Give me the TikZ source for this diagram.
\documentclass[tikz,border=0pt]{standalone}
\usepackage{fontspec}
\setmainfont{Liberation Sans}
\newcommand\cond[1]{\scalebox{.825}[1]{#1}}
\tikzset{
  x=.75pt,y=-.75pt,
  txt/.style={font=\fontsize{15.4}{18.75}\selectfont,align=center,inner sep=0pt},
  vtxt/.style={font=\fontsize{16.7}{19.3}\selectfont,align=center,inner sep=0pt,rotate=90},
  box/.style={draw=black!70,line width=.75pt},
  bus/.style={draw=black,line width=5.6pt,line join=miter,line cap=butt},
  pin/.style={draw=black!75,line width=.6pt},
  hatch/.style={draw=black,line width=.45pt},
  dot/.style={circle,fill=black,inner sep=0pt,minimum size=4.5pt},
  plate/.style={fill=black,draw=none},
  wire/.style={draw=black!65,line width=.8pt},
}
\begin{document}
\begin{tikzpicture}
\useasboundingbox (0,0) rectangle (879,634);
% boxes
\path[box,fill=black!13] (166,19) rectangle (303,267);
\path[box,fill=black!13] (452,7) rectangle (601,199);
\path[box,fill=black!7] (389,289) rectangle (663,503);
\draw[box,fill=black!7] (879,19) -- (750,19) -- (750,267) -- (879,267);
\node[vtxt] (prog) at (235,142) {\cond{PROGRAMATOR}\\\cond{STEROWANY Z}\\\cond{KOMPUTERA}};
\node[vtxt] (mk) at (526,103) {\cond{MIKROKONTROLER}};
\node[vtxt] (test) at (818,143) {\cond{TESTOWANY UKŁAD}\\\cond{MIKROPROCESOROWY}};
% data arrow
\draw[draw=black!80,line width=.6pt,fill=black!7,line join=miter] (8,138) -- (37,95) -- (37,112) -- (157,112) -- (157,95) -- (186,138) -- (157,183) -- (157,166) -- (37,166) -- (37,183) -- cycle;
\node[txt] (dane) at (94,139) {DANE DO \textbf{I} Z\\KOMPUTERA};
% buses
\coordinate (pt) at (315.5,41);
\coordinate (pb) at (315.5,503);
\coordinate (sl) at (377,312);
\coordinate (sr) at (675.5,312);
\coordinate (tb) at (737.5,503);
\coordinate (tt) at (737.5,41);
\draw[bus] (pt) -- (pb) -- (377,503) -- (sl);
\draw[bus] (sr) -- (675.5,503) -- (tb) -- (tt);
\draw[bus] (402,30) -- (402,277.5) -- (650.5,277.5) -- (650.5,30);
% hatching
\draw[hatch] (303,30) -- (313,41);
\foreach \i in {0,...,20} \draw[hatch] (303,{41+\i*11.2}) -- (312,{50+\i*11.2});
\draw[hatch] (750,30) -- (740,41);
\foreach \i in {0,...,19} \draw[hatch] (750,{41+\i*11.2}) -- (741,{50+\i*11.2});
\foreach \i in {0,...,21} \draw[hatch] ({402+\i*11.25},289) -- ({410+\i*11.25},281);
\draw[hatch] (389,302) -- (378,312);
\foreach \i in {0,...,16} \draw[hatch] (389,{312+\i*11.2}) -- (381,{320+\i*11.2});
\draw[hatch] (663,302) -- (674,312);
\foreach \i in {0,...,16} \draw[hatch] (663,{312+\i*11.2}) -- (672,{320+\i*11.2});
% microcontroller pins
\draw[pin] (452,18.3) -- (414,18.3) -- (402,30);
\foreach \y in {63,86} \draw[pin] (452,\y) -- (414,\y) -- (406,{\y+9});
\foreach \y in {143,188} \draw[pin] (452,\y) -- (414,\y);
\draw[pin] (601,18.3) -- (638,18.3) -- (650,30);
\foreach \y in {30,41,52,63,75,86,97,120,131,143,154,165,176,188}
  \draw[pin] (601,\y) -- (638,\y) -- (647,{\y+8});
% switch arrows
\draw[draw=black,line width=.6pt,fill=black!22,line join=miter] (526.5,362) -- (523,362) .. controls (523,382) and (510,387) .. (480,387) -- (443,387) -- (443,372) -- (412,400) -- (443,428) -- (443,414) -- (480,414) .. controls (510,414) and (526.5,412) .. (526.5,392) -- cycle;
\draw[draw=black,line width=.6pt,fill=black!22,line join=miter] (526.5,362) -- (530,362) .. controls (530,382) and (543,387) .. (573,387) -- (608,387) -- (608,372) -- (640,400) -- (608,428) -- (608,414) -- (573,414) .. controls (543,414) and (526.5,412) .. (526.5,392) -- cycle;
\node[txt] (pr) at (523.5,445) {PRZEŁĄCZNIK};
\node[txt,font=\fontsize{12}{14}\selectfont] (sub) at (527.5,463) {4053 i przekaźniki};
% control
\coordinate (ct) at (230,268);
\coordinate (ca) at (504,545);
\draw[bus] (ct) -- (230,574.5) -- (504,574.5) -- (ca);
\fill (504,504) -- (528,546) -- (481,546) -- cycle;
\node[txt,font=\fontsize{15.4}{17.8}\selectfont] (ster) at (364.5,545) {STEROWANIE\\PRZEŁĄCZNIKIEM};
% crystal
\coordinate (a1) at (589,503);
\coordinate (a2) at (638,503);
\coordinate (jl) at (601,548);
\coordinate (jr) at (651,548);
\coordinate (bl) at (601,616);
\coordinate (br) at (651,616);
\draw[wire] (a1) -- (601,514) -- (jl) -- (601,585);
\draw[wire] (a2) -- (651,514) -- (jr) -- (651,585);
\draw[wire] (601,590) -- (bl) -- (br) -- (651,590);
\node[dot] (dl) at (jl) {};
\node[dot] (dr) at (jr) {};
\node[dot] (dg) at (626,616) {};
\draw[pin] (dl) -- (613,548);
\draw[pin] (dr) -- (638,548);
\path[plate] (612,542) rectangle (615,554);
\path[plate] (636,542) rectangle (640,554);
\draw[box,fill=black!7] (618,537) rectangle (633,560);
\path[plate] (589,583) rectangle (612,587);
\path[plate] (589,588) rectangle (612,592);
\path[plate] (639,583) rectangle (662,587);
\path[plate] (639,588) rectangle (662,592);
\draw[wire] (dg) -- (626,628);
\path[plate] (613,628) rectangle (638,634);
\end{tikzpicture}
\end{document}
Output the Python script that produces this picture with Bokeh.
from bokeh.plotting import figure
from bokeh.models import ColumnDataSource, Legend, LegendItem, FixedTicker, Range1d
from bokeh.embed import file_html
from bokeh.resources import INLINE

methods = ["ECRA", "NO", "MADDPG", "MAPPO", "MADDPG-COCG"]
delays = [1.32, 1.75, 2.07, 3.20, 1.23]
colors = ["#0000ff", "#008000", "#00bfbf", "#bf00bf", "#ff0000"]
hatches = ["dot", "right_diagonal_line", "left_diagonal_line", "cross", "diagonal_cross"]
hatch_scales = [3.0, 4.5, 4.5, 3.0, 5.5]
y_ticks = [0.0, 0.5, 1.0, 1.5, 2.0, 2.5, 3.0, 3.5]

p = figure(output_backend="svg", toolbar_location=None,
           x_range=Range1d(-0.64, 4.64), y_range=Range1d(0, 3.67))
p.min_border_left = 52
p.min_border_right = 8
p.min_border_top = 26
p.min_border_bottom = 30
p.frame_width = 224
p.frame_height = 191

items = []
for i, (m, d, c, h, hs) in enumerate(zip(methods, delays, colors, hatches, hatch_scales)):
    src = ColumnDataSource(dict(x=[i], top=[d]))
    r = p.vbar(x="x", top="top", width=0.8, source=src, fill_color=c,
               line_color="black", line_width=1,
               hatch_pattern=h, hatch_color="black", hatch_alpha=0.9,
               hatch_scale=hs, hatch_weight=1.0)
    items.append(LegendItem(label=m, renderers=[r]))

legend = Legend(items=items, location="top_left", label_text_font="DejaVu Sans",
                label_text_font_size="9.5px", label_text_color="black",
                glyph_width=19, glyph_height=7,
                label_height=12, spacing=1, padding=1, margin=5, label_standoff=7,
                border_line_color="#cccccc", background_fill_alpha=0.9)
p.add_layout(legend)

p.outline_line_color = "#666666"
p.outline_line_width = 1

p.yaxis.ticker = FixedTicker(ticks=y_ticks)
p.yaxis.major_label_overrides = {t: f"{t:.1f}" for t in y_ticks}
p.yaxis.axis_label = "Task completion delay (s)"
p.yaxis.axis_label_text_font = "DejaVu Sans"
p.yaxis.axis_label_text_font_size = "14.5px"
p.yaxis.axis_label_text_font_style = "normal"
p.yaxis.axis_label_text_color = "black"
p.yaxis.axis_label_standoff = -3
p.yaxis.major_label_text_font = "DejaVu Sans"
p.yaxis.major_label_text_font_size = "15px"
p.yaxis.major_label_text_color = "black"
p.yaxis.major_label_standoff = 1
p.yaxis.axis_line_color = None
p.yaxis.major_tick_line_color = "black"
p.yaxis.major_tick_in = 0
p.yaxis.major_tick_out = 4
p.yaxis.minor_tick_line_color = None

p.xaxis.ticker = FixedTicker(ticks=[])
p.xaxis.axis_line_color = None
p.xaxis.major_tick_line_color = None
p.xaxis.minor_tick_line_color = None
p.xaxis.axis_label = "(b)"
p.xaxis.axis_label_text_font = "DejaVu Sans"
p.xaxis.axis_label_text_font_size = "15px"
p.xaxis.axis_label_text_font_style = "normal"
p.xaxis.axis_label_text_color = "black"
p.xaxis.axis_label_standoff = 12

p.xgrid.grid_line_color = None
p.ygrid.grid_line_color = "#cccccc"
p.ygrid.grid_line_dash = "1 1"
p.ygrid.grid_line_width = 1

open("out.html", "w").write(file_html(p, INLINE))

* **YOUR INSTRUCTIONS**
Extract, word for word, every line beginning with the one that holds "Output the Python" and concluding with the one that holds "items.append(LegendItem(label=m, renderers=[r]))". Include both of those lines.

* **ANSWER TO THE EXERCISE**
Output the Python script that produces this picture with Bokeh.
from bokeh.plotting import figure
from bokeh.models import ColumnDataSource, Legend, LegendItem, FixedTicker, Range1d
from bokeh.embed import file_html
from bokeh.resources import INLINE

methods = ["ECRA", "NO", "MADDPG", "MAPPO", "MADDPG-COCG"]
delays = [1.32, 1.75, 2.07, 3.20, 1.23]
colors = ["#0000ff", "#008000", "#00bfbf", "#bf00bf", "#ff0000"]
hatches = ["dot", "right_diagonal_line", "left_diagonal_line", "cross", "diagonal_cross"]
hatch_scales = [3.0, 4.5, 4.5, 3.0, 5.5]
y_ticks = [0.0, 0.5, 1.0, 1.5, 2.0, 2.5, 3.0, 3.5]

p = figure(output_backend="svg", toolbar_location=None,
           x_range=Range1d(-0.64, 4.64), y_range=Range1d(0, 3.67))
p.min_border_left = 52
p.min_border_right = 8
p.min_border_top = 26
p.min_border_bottom = 30
p.frame_width = 224
p.frame_height = 191

items = []
for i, (m, d, c, h, hs) in enumerate(zip(methods, delays, colors, hatches, hatch_scales)):
    src = ColumnDataSource(dict(x=[i], top=[d]))
    r = p.vbar(x="x", top="top", width=0.8, source=src, fill_color=c,
               line_color="black", line_width=1,
               hatch_pattern=h, hatch_color="black", hatch_alpha=0.9,
               hatch_scale=hs, hatch_weight=1.0)
    items.append(LegendItem(label=m, renderers=[r]))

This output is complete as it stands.